As with April, only a single manuscript of the Chronography contains an image for the month of May. This is MS Vienna 3146, which never contains the poems. So again we are reliant on other unillustrated manuscripts, or the indirect tradition, for the poems.
Here is the 4-line poem (tetrastich):
Cunctas veris opes et picta rosaria gemmis
liniger in calathis, aspice, Maius habet.
Mensis Atlantigenae dictus cognomine Maiae
quem merito multum diligit Uranie.
All the treasures of spring, and the roses coloured like gems,
Behold! May has them, wrapped in linen in a basket.

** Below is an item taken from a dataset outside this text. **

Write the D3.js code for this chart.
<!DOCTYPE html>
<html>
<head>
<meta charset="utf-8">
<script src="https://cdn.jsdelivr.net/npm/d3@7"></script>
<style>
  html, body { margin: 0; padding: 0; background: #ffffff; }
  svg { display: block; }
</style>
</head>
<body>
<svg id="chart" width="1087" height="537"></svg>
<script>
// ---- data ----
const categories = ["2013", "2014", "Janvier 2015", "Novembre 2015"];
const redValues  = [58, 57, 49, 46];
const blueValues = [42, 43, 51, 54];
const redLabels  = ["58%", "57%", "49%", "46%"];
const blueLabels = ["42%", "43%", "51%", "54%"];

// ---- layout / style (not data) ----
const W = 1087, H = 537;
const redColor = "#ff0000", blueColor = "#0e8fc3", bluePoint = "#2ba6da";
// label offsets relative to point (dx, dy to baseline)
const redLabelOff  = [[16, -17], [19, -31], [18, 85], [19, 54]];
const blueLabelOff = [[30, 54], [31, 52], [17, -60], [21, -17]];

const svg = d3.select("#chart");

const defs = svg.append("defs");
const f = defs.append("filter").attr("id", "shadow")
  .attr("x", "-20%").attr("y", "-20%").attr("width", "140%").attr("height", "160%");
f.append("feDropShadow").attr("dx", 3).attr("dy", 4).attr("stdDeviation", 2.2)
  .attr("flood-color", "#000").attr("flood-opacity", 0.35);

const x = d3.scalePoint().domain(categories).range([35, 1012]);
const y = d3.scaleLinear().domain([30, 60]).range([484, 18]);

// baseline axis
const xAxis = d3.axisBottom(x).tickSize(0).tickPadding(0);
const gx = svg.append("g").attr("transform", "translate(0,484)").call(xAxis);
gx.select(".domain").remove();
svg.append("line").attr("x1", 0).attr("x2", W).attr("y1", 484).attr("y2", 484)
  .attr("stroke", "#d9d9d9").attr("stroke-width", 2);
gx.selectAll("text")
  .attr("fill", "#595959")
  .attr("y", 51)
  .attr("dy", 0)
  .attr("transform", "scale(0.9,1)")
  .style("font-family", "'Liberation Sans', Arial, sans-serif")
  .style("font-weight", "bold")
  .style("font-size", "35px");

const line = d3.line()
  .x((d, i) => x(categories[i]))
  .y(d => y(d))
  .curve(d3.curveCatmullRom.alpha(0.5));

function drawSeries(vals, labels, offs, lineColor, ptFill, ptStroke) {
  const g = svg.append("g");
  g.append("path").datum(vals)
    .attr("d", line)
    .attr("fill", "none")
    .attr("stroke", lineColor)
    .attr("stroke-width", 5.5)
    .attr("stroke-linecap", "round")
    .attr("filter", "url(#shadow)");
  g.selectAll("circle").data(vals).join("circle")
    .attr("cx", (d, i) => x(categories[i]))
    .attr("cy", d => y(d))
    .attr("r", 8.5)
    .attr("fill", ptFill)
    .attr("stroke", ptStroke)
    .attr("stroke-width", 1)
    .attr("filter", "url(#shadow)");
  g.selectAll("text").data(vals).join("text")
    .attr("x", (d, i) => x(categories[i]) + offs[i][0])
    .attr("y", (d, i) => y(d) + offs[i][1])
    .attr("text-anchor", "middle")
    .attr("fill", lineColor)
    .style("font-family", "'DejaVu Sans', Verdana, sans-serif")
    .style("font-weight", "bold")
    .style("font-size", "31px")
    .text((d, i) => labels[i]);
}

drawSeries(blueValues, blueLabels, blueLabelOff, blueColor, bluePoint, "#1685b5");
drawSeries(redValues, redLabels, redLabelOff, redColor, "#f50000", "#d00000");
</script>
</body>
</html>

The month is named after Maia, the daughter of Atlas,
Which Urania rightly loves most.
The 2-line verse (distich) is as follows:
Hos sequitur laetus toto iam corpore Maius
…Mercurio et Maia quem tribuisse Jovem.
Blessed May in now follows these (months) with all its strength,
Which (it is said) Jove has assigned to Mercury, son of Maia.
Housman noted that the second line was clearly corrupt and suggested that Mercurio is a gloss. To me the obvious accusative and infinitive Jovem … tribuisse indicate reported speech, and therefore that the missing text must have a sense something like “it is said”. Divjak and Wischmeyer thought the same in their German version.
Again the image is only preserved in the 16th century Vienna manuscript 3416, folio 23 (online here):
The depiction is of a figure holding something to his nose, together with a peacock and flowers in a kalathos. From the first two lines of the tetrastich, the vessel is perhaps full of roses; and the figure is holding a rose in his right hand.